My decision to stick with what I have rigged resonates to move forward. Ripping out several yards of line off the reel and letting the current take it downstream, I catch a glimpse of the view. I’m awestruck, frozen in a heavy gaze. Both sides of the canyon come down tight to the river, sprinkled with wise old Ponderosa and a few cottonwood, while craggy walls reach skyward. I’m actually taken by the view, so taken that I have to look away to gain a fresh look back again. Yes, it’s true—the view is real, and it’s staring back at me.

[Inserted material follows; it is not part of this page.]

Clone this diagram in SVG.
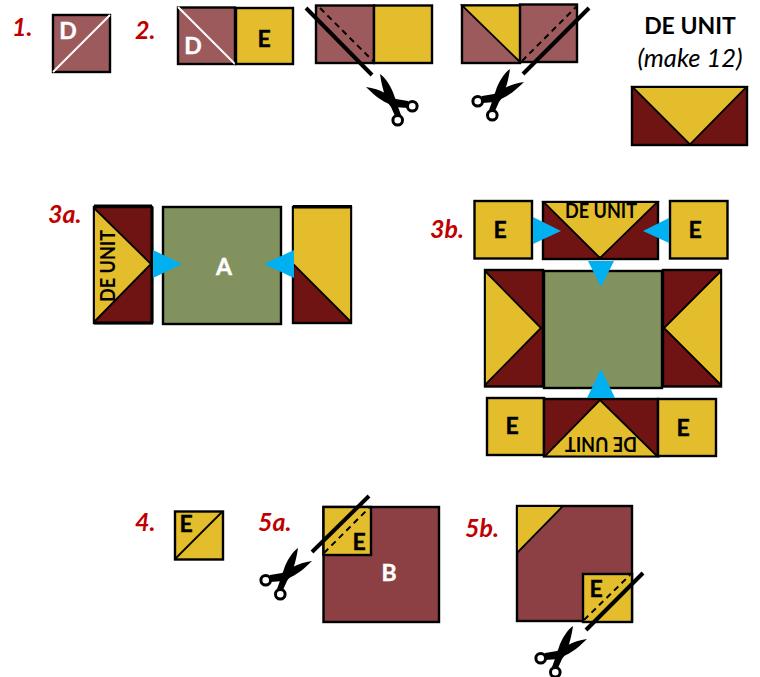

The downstream drift pulls tight to remind me what I actually came to do. A nice water load sets up, and lifting the rod tip while tugging a bit of line sets the launch in motion. Inside seam is the target, at the back of the run—almost too far back for my tendency. The next fast section starts off my right shoulder. But I’ve learned something about this spot, and apparently the fish hold here. So I drift through, changing my mend from loop up to loop down, correcting constantly to maintain a perfect dead drift.
The hen commits right at the line of the fast section, and I tether her with my rod. Resistance, but not enough pressure to force her down the next section. Patience persists to convincing action for a healthy run upstream. Off my left shoulder in calmer water, I clamp down and direct her to my net. As fluid as the drift and take are, the release is as calm and quick.
One more look at this breathtaking view downstream to validate that this is not, in fact, a hallucination. Before I move on to the next section, gratitude comes over me: one cast, one fish—thank you.